(German, literally 'liver-cheese'; sometimes also Leberkäs or Leberka(a)s) in Austria and the Swabian, Bavarian and Franconian parts of Germany, 'leverkaas' in the Netherlands and Fleischkäse ("meat-cheese") in Saarland, Baden, Switzerland and Tyrol) is a specialty food found in the south of Germany, in Austria and parts of Switzerland, similar to bologna sausage. It consists of beef, pork and bacon and is made by grinding the ingredients very finely and then baking it as a loaf in a bread pan until it has a crunchy brown crust. Variations may be made using other kinds of meat such as horse meat or turkey, or may contain additional ingredients such as cheese or minced chili peppers.

Leberkäse is also called Fleischlaib, which literally means "meat-loaf" in German, but it is not a meatloaf, which in German is called Hackbraten (literally "ground roast", from Hackfleisch, "ground meat", and ein Braten, "a roast"), faschierter Braten (literally "minced roast", from faschieren, "to mince", and ein Braten, "a roast"), Wiegebraten, falscher Hase ("false hare" or "faux hare") and Heuchelhase ("mock-hare").

History 

Fleischkäse is said to have been invented in 1776, although this story has been heavily contested. The name "Leberkäse" literally translates to "liver-cheese" but developed by folk etymology from an archaic form of the word Laib ("loaf") and Käse ("cheese") (cf. English "head cheese"), although it traditionally contains neither liver nor cheese. According to the origin of the word, Leberkäse means "left-overs in a box", which also aptly describes the production of the product. Its modern name is misleading, as Leberkäse originally had no reference to the organ liver, as is still the case today in the Bavarian Leberkas. "Leber" is originally derived from Old High German leiba, meaning "left-over". The suffix -kas is a dialect variant for "Kasten", i.e. "box".

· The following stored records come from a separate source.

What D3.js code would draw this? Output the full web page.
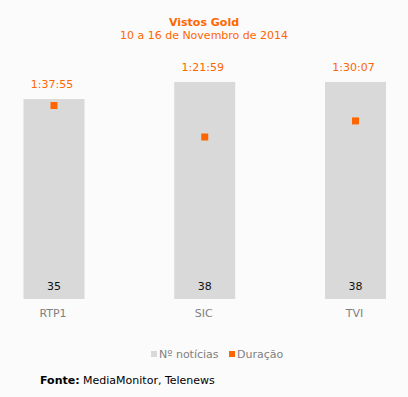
<!DOCTYPE html>
<html>
<head>
<meta charset="utf-8">
<script src="https://cdn.jsdelivr.net/npm/d3@7"></script>
<style>
  html, body { margin: 0; padding: 0; background: #fbfbfb; }
  svg { display: block; font-family: "DejaVu Sans", Verdana, sans-serif; }
</style>
</head>
<body>
<svg id="chart"></svg>
<script>
const canais = ["RTP1", "SIC", "TVI"];
const noticias = [35, 38, 38];
const duracao = ["1:37:55", "1:21:59", "1:30:07"];

const W = 408, H = 397;
const laranja = "#ff6600";
const cinza = "#d9d9d9";

function segundos(s) {
  var p = s.split(":").map(Number);
  return p[0] * 3600 + p[1] * 60 + p[2];
}

const svg = d3.select("#chart").attr("width", W).attr("height", H);

// titles
svg.append("text").attr("x", 204).attr("y", 26).attr("text-anchor", "middle")
  .attr("fill", laranja).style("font-size", "11px").style("font-weight", "bold")
  .text("Vistos Gold");
svg.append("text").attr("x", 204).attr("y", 39).attr("text-anchor", "middle")
  .attr("fill", laranja).style("font-size", "11px")
  .text("10 a 16 de Novembro de 2014");

const x = d3.scalePoint().domain(canais).range([54, 355.5]);
const yN = d3.scaleLinear().domain([0, 40]).range([299, 299 - 228.5]);
const yD = d3.scaleLinear().domain([0, 6000]).range([299, 299 - 197.6]);
const bw = 61;

// bars
svg.selectAll("rect.bar").data(canais).enter().append("rect")
  .attr("class", "bar")
  .attr("x", d => x(d) - bw / 2)
  .attr("width", bw)
  .attr("y", (d, i) => yN(noticias[i]))
  .attr("height", (d, i) => yN(0) - yN(noticias[i]))
  .attr("fill", cinza);

// count labels
svg.selectAll("text.n").data(canais).enter().append("text")
  .attr("x", d => x(d))
  .attr("y", 290)
  .attr("text-anchor", "middle")
  .attr("fill", "#111")
  .style("font-size", "11px")
  .text((d, i) => noticias[i]);

// duration labels above bars
svg.selectAll("text.d").data(canais).enter().append("text")
  .attr("x", d => x(d) - 2)
  .attr("y", (d, i) => yN(noticias[i]) - 11)
  .attr("text-anchor", "middle")
  .attr("fill", laranja)
  .style("font-size", "11px")
  .text((d, i) => duracao[i]);

// duration markers
svg.selectAll("rect.m").data(canais).enter().append("rect")
  .attr("x", d => x(d) - 3.5)
  .attr("y", (d, i) => yD(segundos(duracao[i])) - 3.5)
  .attr("width", 7)
  .attr("height", 7)
  .attr("fill", laranja);

// category axis labels
svg.selectAll("text.c").data(canais).enter().append("text")
  .attr("x", d => x(d) - 1)
  .attr("y", 317)
  .attr("text-anchor", "middle")
  .attr("fill", "#808080")
  .style("font-size", "11px")
  .text(d => d);

// legend
const leg = [["Nº notícias", cinza, 151], ["Duração", laranja, 229]];
leg.forEach(function (l) {
  svg.append("rect").attr("x", l[2]).attr("y", 351).attr("width", 6).attr("height", 6).attr("fill", l[1]);
  svg.append("text").attr("x", l[2] + 8).attr("y", 357.5)
    .attr("fill", "#808080").style("font-size", "11px").text(l[0]);
});

// source
const fonte = svg.append("text").attr("x", 40).attr("y", 384)
  .attr("fill", "#000").style("font-size", "11px");
fonte.append("tspan").style("font-weight", "bold").text("Fonte:");
fonte.append("tspan").text(" MediaMonitor, Telenews");
</script>
</body>
</html>
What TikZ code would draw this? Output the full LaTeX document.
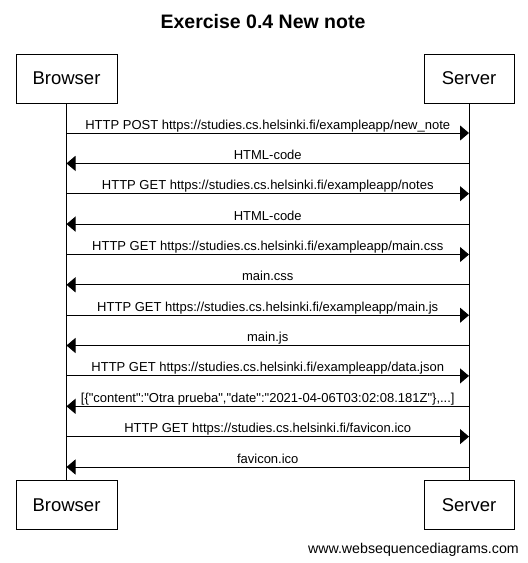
\documentclass[tikz,border=0pt]{standalone}
\usepackage{fontspec}
\setmainfont{Liberation Sans}[Ligatures=TeXOff]
\usepackage{tikz}
\usetikzlibrary{arrows.meta, calc}

\tikzset{
  actor/.style={draw, line width=1pt, minimum height=49pt, inner sep=0pt, font=\fontsize{18.5}{20}\selectfont},
  lifeline/.style={line width=1pt},
  msg/.style={line width=1pt, -{Triangle[length=9pt,width=15pt]}},
  lbl/.style={anchor=base, inner sep=0pt, yshift=4pt, font=\fontsize{13}{15}\selectfont},
}

\begin{document}
\begin{tikzpicture}[x=1pt, y=-1pt]
      \useasboundingbox (0,0) rectangle (528,563);
      \node[anchor=base, inner sep=0pt, font=\bfseries\fontsize{19.5}{21}\selectfont] (title) at (263,28) {Exercise 0.4 New note};

      \node[actor, minimum width=101pt] (browser) at (66.5,78.5) {Browser};
      \node[actor, minimum width=90pt] (server) at (469,78.5) {Server};
      \node[actor, minimum width=101pt] (browserend) at (66.5,505) {Browser};
      \node[actor, minimum width=90pt] (serverend) at (469,505) {Server};

      \draw [lifeline] (browser) -- (browserend);
      \draw [lifeline] (server) -- (serverend);

      \draw [msg] (browser |- 0,133) -- node[lbl] {HTTP POST https://studies.cs.helsinki.fi/exampleapp/new\_note} (server |- 0,133);
      \draw [msg] (server |- 0,163.4) -- node[lbl] {HTML-code} (browser |- 0,163.4);
      \draw [msg] (browser |- 0,193.7) -- node[lbl] {HTTP GET https://studies.cs.helsinki.fi/exampleapp/notes} (server |- 0,193.7);
      \draw [msg] (server |- 0,224.1) -- node[lbl] {HTML-code} (browser |- 0,224.1);
      \draw [msg] (browser |- 0,254.5) -- node[lbl] {HTTP GET https://studies.cs.helsinki.fi/exampleapp/main.css} (server |- 0,254.5);
      \draw [msg] (server |- 0,284.8) -- node[lbl] {main.css} (browser |- 0,284.8);
      \draw [msg] (browser |- 0,315.2) -- node[lbl] {HTTP GET https://studies.cs.helsinki.fi/exampleapp/main.js} (server |- 0,315.2);
      \draw [msg] (server |- 0,345.5) -- node[lbl] {main.js} (browser |- 0,345.5);
      \draw [msg] (browser |- 0,375.9) -- node[lbl] {HTTP GET https://studies.cs.helsinki.fi/exampleapp/data.json} (server |- 0,375.9);
      \draw [msg] (server |- 0,406.3) -- node[lbl] {[\{"content":"Otra prueba","date":"2021-04-06T03:02:08.181Z"\},...]} (browser |- 0,406.3);
      \draw [msg] (browser |- 0,436.6) -- node[lbl] {HTTP GET https://studies.cs.helsinki.fi/favicon.ico} (server |- 0,436.6);
      \draw [msg] (server |- 0,467) -- node[lbl] {favicon.ico} (browser |- 0,467);

      \node[anchor=base east, inner sep=0pt, font=\fontsize{14.2}{16}\selectfont] (credit) at (519,553) {www.websequencediagrams.com};
    \end{tikzpicture}
\end{document}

According to German food laws, only products called "Bavarian Leberkäse" are allowed not to contain liver; otherwise, there must be a minimum liver content of 4%. Some local variants must contain even more liver; for example, the liver content of "Stuttgarter Leberkäse" must be at least 5%. The type without liver is normally called Fleischkäse (literally "meat-cheese") if it is not made in Bavaria.

Preparation 
Leberkäse is widespread in Germany, Switzerland, the Netherlands, and Austria, and ingredients may vary from region to region. The most common meat is lean pork or pork belly, ground fine with herbs and spices that may include coriander, mace, ginger, salt, and pepper. A curing salt is also used, typically Prague Powder #1, which helps the dish retain its pinkish hue. The meat batter is baked in a loaf pan until the top develops a brown crust.

Consumption 

Leberkäse  is traditionally enjoyed in a variety of ways, including:
Most of the time, it is served hot on a Semmel (hard wheat flour bread-roll) and traditionally seasoned with mustard or pickles. The result, generally called Leberkäsesemmel (in Swabia and the Franconian parts of Bavaria, Leberkäsweckle, Leberkäsweggla or LKW in short), is a staple of South-German and Austrian fast food stalls, butcher shops and supermarkets. 
Cut into approximately finger-thick slices, usually served with traditionally medium hot mustard or Bavarian sweet mustard or sometimes ketchup and accompanied by soft pretzels, Sauerkraut or Kartoffelsalat (potato salad).
Pan-fried (abgebräunt or gebraten, "browned"), in which case it is commonly accompanied by a fried egg and German potato salad, or Bratkartoffeln (home fries) and sometimes spinach. This is a very common Biergarten dish.
Cold, cut into very thin slices and used on a variety of sandwiches, usually seasoned with pickled cucumbers. 
Two slices of Leberkäse with a slice of ham and cheese in the middle are dipped into eggs and coated with breadcrumbs and then fried in the pan. This variant is called falsches Cordon Bleu ("mock Cordon Bleu").

Variants 

Known variants include:

 Käseleberkäse, which adds small pieces of evenly distributed cheese to the mix.
 Paprika-Leberkäse (German Paprika = bell pepper), which adds small pieces of pickles and bell peppers.
 Pizzaleberkäse, which adds cheese, cut bell peppers, pickles and small cubes of salami, named for its similarity to pizza.
 Pferdeleberkäse (German Pferd = horse), which is indeed made of horse-meat (German Pferdefleisch), otherwise not widely consumed in the German language area. Popular in Vienna, Austria.
 Zwiebelleberkäse (German Zwiebel = onion), which is made with onions. Common in the Swabian and Franconian regions of Germany.
 Pikanter Leberkäse, which adds spices and is very popular in Austria.

In addition, many butchers have invented their own unique varieties.